À cette époque du reste, il se faisait une sorte de transformation dans la partie bruyante des écoliers. Ils n’étaient plus ces sicaires contre lesquels l’official de Paris avait dû lancer tant d’excommunications ; ils ne portaient plus vers la politique cette fièvre turbulente qui les avait rendus si redoutables au commencement du siècle ; ils dirigeaient maintenant leur activité vers la galanterie légère et brillante. Coquillart dans sa vieillesse accablera de ses satires cet amour du luxe extérieur, et bien fera-t-il, car il le trouvera installé, en place des vieilles mœurs, au foyer domestique de la bourgeoisie ; néanmoins il subit un instant son influence, et il se laissa enivrer par toutes ces énervantes douceurs de la vie parisienne qui civilisent au profit des femmes les grossières et provinciales natures.

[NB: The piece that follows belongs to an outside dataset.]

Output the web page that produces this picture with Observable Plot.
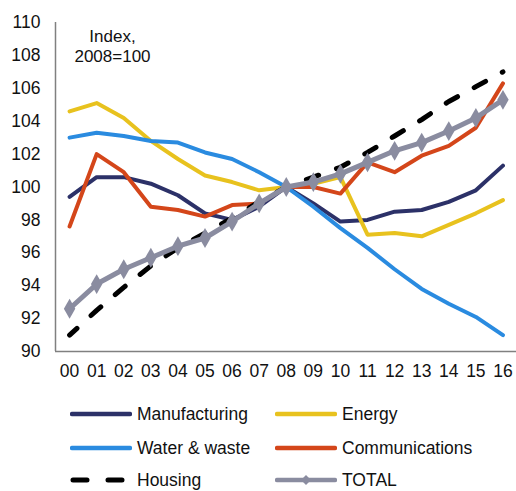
<!DOCTYPE html>
<html>
<head>
<meta charset="utf-8">
<script src="https://cdn.jsdelivr.net/npm/d3@7"></script>
<script src="https://cdn.jsdelivr.net/npm/@observablehq/plot@0.6"></script>
<style>
  body { margin: 0; background: #fff; font-family: "Liberation Sans", Arial, sans-serif; }
  #wrap { position: relative; width: 516px; }
  #legend { position: relative; width: 516px; height: 101px; font-size: 17.5px; color: #111; }
  .item { position: absolute; display: flex; align-items: center; height: 24px; }
  .item svg { margin-right: 5px; }
</style>
</head>
<body>
<div id="wrap">
  <div id="chart"></div>
  <div id="legend"></div>
</div>
<script>
const yearLabels = ["00","01","02","03","04","05","06","07","08","09","10","11","12","13","14","15","16"];
const seriesNames = ["Manufacturing","Energy","Water & waste","Communications","Housing","TOTAL"];
const seriesColors = ["#2c3168","#e8c21e","#2a8be0","#d4461a","#000000","#8a8ca0"];
const manufacturing = [99.4,100.6,100.6,100.2,99.5,98.4,98.0,98.8,100,99.0,97.9,98.0,98.5,98.6,99.1,99.8,101.3];
const energy = [104.6,105.1,104.2,102.8,101.7,100.7,100.3,99.8,100,100.2,100.6,97.1,97.2,97.0,97.7,98.4,99.2];
const water = [103.0,103.3,103.1,102.8,102.7,102.1,101.7,100.9,100,98.8,97.5,96.3,95.0,93.8,92.9,92.1,91.0];
const communications = [97.6,102.0,100.9,98.8,98.6,98.2,98.9,99.0,100,100.0,99.6,101.5,100.9,101.9,102.5,103.6,106.3];
const housing = [91.0,92.5,93.9,95.2,96.3,97.2,98.1,99.1,100,100.6,101.2,102.1,103.1,104.1,105.2,106.1,107.0];
const total = [92.6,94.1,95.0,95.7,96.4,96.9,97.9,99.0,100,100.3,100.8,101.5,102.2,102.7,103.4,104.2,105.3];
const yTicks = [90,92,94,96,98,100,102,104,106,108,110];
const annotation = ["Index,\n2008=100"];

const allSeries = [manufacturing, energy, water, communications, housing, total];
const rows = [];
allSeries.forEach((vals, s) => vals.forEach((v, i) => rows.push({series: seriesNames[s], x: i, y: v})));
const colorOf = Object.fromEntries(seriesNames.map((n, i) => [n, seriesColors[i]]));
const sel = n => rows.filter(r => r.series === n);

const chart = Plot.plot({
  width: 516,
  height: 390,
  marginLeft: 55,
  marginRight: 0,
  marginTop: 22,
  marginBottom: 39,
  style: {fontFamily: "'Liberation Sans', Arial, sans-serif", fontSize: "17.5px", color: "#111", background: "#fff"},
  x: {domain: [-0.52, 16.5], axis: null},
  y: {domain: [90, 110], axis: null},
  marks: [
    Plot.axisY(yTicks, {tickSize: 0, tickPadding: 15, fontSize: 17.5, fill: "#111", label: null}),
    Plot.axisX(d3.range(yearLabels.length), {tickSize: 0, tickPadding: 13, fontSize: 17.5, fill: "#111", label: null, tickFormat: i => yearLabels[i]}),
    Plot.ruleX([-0.52], {y1: 90, y2: 110, stroke: "#808080", strokeWidth: 1.5}),
    Plot.ruleY([90], {x1: -0.52, x2: 16.5, stroke: "#808080", strokeWidth: 1.5}),
    Plot.text(annotation, {frameAnchor: "top-left", dx: 57, dy: 6, textAnchor: "middle", lineAnchor: "top", lineHeight: 1.15, fontSize: 17, fill: "#111"}),
    ...["Manufacturing","Energy","Water & waste","Communications"].map(n =>
      Plot.line(sel(n), {x: "x", y: "y", stroke: colorOf[n], strokeWidth: 4, strokeLinejoin: "round", strokeLinecap: "round"})),
    Plot.line(sel("Housing"), {x: "x", y: "y", stroke: colorOf["Housing"], strokeWidth: 5, strokeDasharray: "13,19", strokeDashoffset: 3, strokeLinecap: "round"}),
    Plot.line(sel("TOTAL"), {x: "x", y: "y", stroke: colorOf["TOTAL"], strokeWidth: 5, strokeLinejoin: "round"}),
    Plot.dot(sel("TOTAL"), {x: "x", y: "y", symbol: "diamond", r: 6, fill: colorOf["TOTAL"], stroke: null})
  ]
});
document.getElementById("chart").appendChild(chart);

// Legend
const legend = document.getElementById("legend");
const legendPos = [
  [70, 12], [275, 12],
  [70, 46], [275, 46],
  [70, 78], [275, 78]
];
seriesNames.forEach((name, i) => {
  const div = document.createElement("div");
  div.className = "item";
  div.style.left = legendPos[i][0] + "px";
  div.style.top = legendPos[i][1] + "px";
  const c = seriesColors[i];
  let sw;
  if (name === "Housing") {
    sw = `<svg width="62" height="12"><line x1="3" y1="6" x2="59" y2="6" stroke="${c}" stroke-width="5" stroke-linecap="round" stroke-dasharray="14,21"/></svg>`;
  } else if (name === "TOTAL") {
    sw = `<svg width="62" height="12"><line x1="2" y1="6" x2="60" y2="6" stroke="${c}" stroke-width="4.5" stroke-linecap="round"/><path d="M31,1 L36,6 L31,11 L26,6 Z" fill="${c}"/></svg>`;
  } else {
    sw = `<svg width="62" height="12"><line x1="2" y1="6" x2="60" y2="6" stroke="${c}" stroke-width="4.5" stroke-linecap="round"/></svg>`;
  }
  div.innerHTML = sw + `<span>${name}</span>`;
  legend.appendChild(div);
});
</script>
</body>
</html>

C’était une grande fête pour lui quand il pouvait rencontrer Tapissier, Carmen, Cesaris, qui chantaient à la vieille mode, et Verdelot, le plus habile joueur de doulcine et de flageolet. Ils ne valaient pas, à vrai dire, Guillaume du Fay et Binchois, qui venaient d’inventer une nouvelle et mélodieuse méthode pour déchanter, c’est-à-dire chanter à deux voix. On les disait pourtant eux-mêmes dépassés par les Anglais, qui suivaient, en haute et basse musique, la méthode de Dunstable et faisaient l’étonnement de la cour de Bourgogne[1]. Il nous apprend aussi combien souvent on le voyait errer par les rues vêtu de vert comme un arbre du mai, la toque ornée d’une branche de verdure, symbole d’amourettes. Il marchait, musant aux fenêtres, regardant avec un gracieux sourire les jeunes filles qui arrosaient d’une main nécessairement tremblottante les giroflées, la parure du prochain bal. Quelquefois il fréquentait les gens de cour, et cultivait la littérature à la mode, du moins il l’indique dans le Monologue du Puys et le Blason des Dames. Quelquefois aussi, pour plaire à ses protecteurs, il composait ces ballades, ces rondeaux où il

Mettoit chevaux et lévriers,
Hérauts, échansons, escuyers.

Il fallait le voir, quand il avait passé les nuits à chercher les mots nouveaux, les nouvelles rimes sur la gracieuse prison d’amour, partir dès le matin avec Henriet et son compagnon Jacquet, musiciens ordinaires des riches écoliers. Ils s’en allaient tous trois donner l’aubade à quelque riche et bienveillante bourgeoise. Combien plus tard il trouvera ce temps plaisant et cette musique jolie :

Où estes-vous, chantz de linottes,
De chardonneretz ou serins,
Qui chantiez de si plaisans notes
Soubz les treilles de ses jardins ?

  1. Tous ces détails sur la musique au XVe siècle nous sont transmis dans un poème de cette époque, le Champion des Dames, de Martin Franc.